*AVAILABLE DATA:*

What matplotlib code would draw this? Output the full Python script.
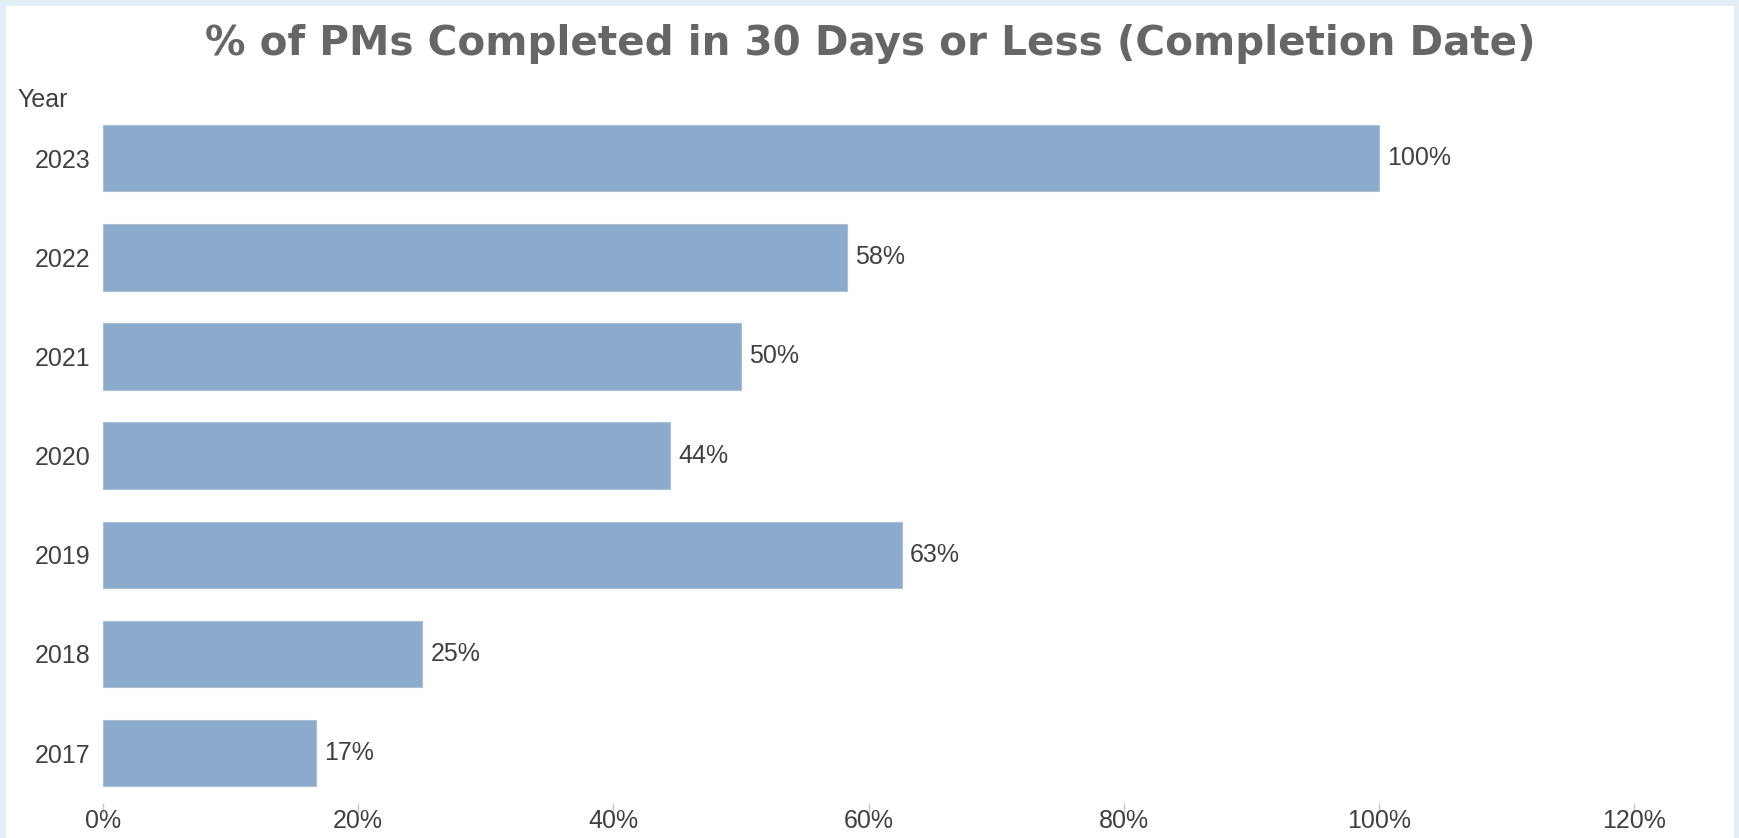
import matplotlib.pyplot as plt
from matplotlib.patches import Rectangle

years = ['2017', '2018', '2019', '2020', '2021', '2022', '2023']
pct_done = [16.7, 25.0, 62.6, 44.4, 50.0, 58.3, 100.0]
xticks = [0, 20, 40, 60, 80, 100, 120]

W, H = 1740, 838
lbl_font = ['Liberation Sans', 'DejaVu Sans']
txt_col = '#404040'
bar_col = '#8caacb'

fig = plt.figure(figsize=(W / 100, H / 100), dpi=100, facecolor='#e3eef6')
# white panel inside the light blue frame
fig.patches.append(Rectangle((6 / W, 0), (1734 - 6) / W, 1 - 6 / H,
                             transform=fig.transFigure, facecolor='white',
                             edgecolor='none', zorder=-5))

ax = fig.add_axes([103 / W, 1 - 802.6 / H, (1698 - 103) / W, (802.6 - 108.6) / H])
ax.set_zorder(2)
ax.set_facecolor('none')

pos = list(range(len(years)))
ax.barh(pos, pct_done, height=0.67, color=bar_col, edgecolor='#a9bfd8', linewidth=0.8)
for y, v in zip(pos, pct_done):
    ax.annotate(f'{v:.0f}%', (v, y), xytext=(6, 0), textcoords='offset points',
                va='center', ha='left', fontsize=18, family=lbl_font, color=txt_col)

ax.set_xlim(0, 125)
ax.set_ylim(-0.5, len(years) - 0.5)
ax.set_yticks(pos)
ax.set_yticklabels(years, family=lbl_font, fontsize=18, color=txt_col)
ax.set_xticks(xticks)
ax.set_xticklabels([f'{t}%' for t in xticks], family=lbl_font, fontsize=18, color=txt_col)
ax.tick_params(axis='y', length=0, pad=9)
ax.tick_params(axis='x', length=7.5, color='#c8c8c8', width=1, pad=-3)
for s in ax.spines.values():
    s.set_visible(False)

fig.text(0.5, 1 - 55 / H, '% of PMs Completed in 30 Days or Less (Completion Date)',
         ha='center', va='baseline', fontsize=29.2, fontweight='bold', color='#666666',
         family='DejaVu Sans', zorder=3)
fig.text(17 / W, 1 - 107 / H, 'Year', ha='left', va='baseline', fontsize=18,
         family=lbl_font, color=txt_col, zorder=3)

fig.savefig('out.png', dpi=100, facecolor=fig.get_facecolor())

*TASK OBJECTIVE:* Without the pictures, write out the whole listing above exactly as it appears.

*FULL RESPONSE:*
What matplotlib code would draw this? Output the full Python script.
import matplotlib.pyplot as plt
from matplotlib.patches import Rectangle

years = ['2017', '2018', '2019', '2020', '2021', '2022', '2023']
pct_done = [16.7, 25.0, 62.6, 44.4, 50.0, 58.3, 100.0]
xticks = [0, 20, 40, 60, 80, 100, 120]

W, H = 1740, 838
lbl_font = ['Liberation Sans', 'DejaVu Sans']
txt_col = '#404040'
bar_col = '#8caacb'

fig = plt.figure(figsize=(W / 100, H / 100), dpi=100, facecolor='#e3eef6')
# white panel inside the light blue frame
fig.patches.append(Rectangle((6 / W, 0), (1734 - 6) / W, 1 - 6 / H,
                             transform=fig.transFigure, facecolor='white',
                             edgecolor='none', zorder=-5))

ax = fig.add_axes([103 / W, 1 - 802.6 / H, (1698 - 103) / W, (802.6 - 108.6) / H])
ax.set_zorder(2)
ax.set_facecolor('none')

pos = list(range(len(years)))
ax.barh(pos, pct_done, height=0.67, color=bar_col, edgecolor='#a9bfd8', linewidth=0.8)
for y, v in zip(pos, pct_done):
    ax.annotate(f'{v:.0f}%', (v, y), xytext=(6, 0), textcoords='offset points',
                va='center', ha='left', fontsize=18, family=lbl_font, color=txt_col)

ax.set_xlim(0, 125)
ax.set_ylim(-0.5, len(years) - 0.5)
ax.set_yticks(pos)
ax.set_yticklabels(years, family=lbl_font, fontsize=18, color=txt_col)
ax.set_xticks(xticks)
ax.set_xticklabels([f'{t}%' for t in xticks], family=lbl_font, fontsize=18, color=txt_col)
ax.tick_params(axis='y', length=0, pad=9)
ax.tick_params(axis='x', length=7.5, color='#c8c8c8', width=1, pad=-3)
for s in ax.spines.values():
    s.set_visible(False)

fig.text(0.5, 1 - 55 / H, '% of PMs Completed in 30 Days or Less (Completion Date)',
         ha='center', va='baseline', fontsize=29.2, fontweight='bold', color='#666666',
         family='DejaVu Sans', zorder=3)
fig.text(17 / W, 1 - 107 / H, 'Year', ha='left', va='baseline', fontsize=18,
         family=lbl_font, color=txt_col, zorder=3)

fig.savefig('out.png', dpi=100, facecolor=fig.get_facecolor())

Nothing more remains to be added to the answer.